Mahbubul Majumder, PhD
Dec 2, 2014

hadoop fs -ls

to create a directory called myHdfs use

hadoop fs -mkdir myHdfs

The syntax for copying files to/from Hadoop File System (HDFS) is
hadoop fs -put <linux source> <hdfs destination>
Example: you can copy a file from Linux system to newly created HDFS directory using command

hadoop fs -put myLinuxFile.txt myHdfs/fileName.txt

hadoop fs -get myHdfs/fileName.txt myLinuxFile.txt

By default the above commands will copy the Linux files in the current directory.
- to copy in a specific Linux directory, you can specify the path
- same for HDFS as well. specify the HDFS path to copy a file from there

We have high performance computing facilities at PKI. View more details.
- several clusters crane, tusker, sandhill and red
- you can request for as much as 500GB of RAM
- crane has 452 nodes (64GB RAM per node)
For our class we have a small 10 nodes cluster setup at PKI
- let us run hadoop from there
  - for login use
    ssh <username>@crane.unl.edu, it will require two way authentication and then
    ssh <username>@10.138.11.29

Hadoop demo to be shown at PKI

We want to count number of words in a file or a number of files
- write a JAVA mapreduce program
- test it in a virtual machine before running it in live system
We will use built in virtual machine provided by Cloudera
- download QuickStart virtual machine from cloudera
  - if you download VMware version, you should be able to run it using VMware Player
  - the current version is CDH 5.2x which includes R, MySQL, Hadoop, Pig installed
  - size of the file is about 3GB and it requires at least 4GB of RAM (the more is better)
  - it is a single node machine with Linux (CentOS).

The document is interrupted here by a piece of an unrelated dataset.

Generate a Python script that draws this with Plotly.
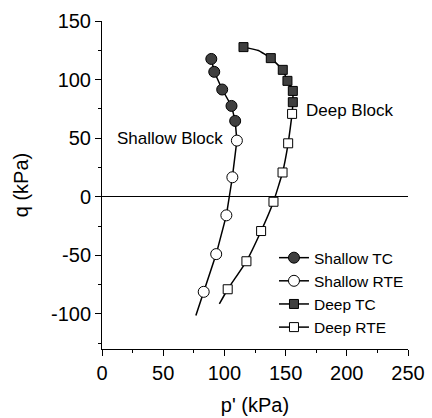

View more details
  - user: cloudera and password: cloudera for all applications
Run your virtual machine using VMWare Player. You are now ready test your mapreduce codes.

hadoop fs -mkdir wordcount
hadoop fs -mkdir wordcount/input

echo "Data Science Class and Data Science HW" > file0
echo "Nice Class Nice HW Nice Project and Nice program" > file1

Notice that the files are created in the Linux file system. We need to copy them to HDFS

hadoop fs -put file* wordcount/input

Here we used file* to indicate both files file0 and file1. Make sure the files are copied properly. To check that use

hadoop fs -ls wordcount/input

mkdir wordcount_classes

Get the JAVA source code from here. Save codes in WordCount.java in your current directory.
Build the java archive (jar) after compiling. You can view your hadoop class path using command hadoop classpath. The classpath is given as the option of javac command.

javac -cp /usr/lib/hadoop/client-0.20/\* -d wordcount_classes WordCount.java

jar -cvf wordcount.jar -C wordcount_classes/ .

Now run the application. The following command will create an output directory in HDFS

hadoop jar wordcount.jar org.myorg.WordCount wordcount/input wordcount/output

Now check the output of the program. Notice a file named part-00000 is created in output directory

hadoop fs -cat wordcount/output/part-00000

Class   2
Data    2
HW      2
Nice    4
Project 1
Science 2
and     2
program 1

Now remove everything what we created for this demonstration. Please do not do this for your actual work.

hadoop fs -rm -r wordcount
rm -r -f wordcount_classes
rm -f file* wordcount.jar

You can use other files and put them in the input directory . The same process will count all the words.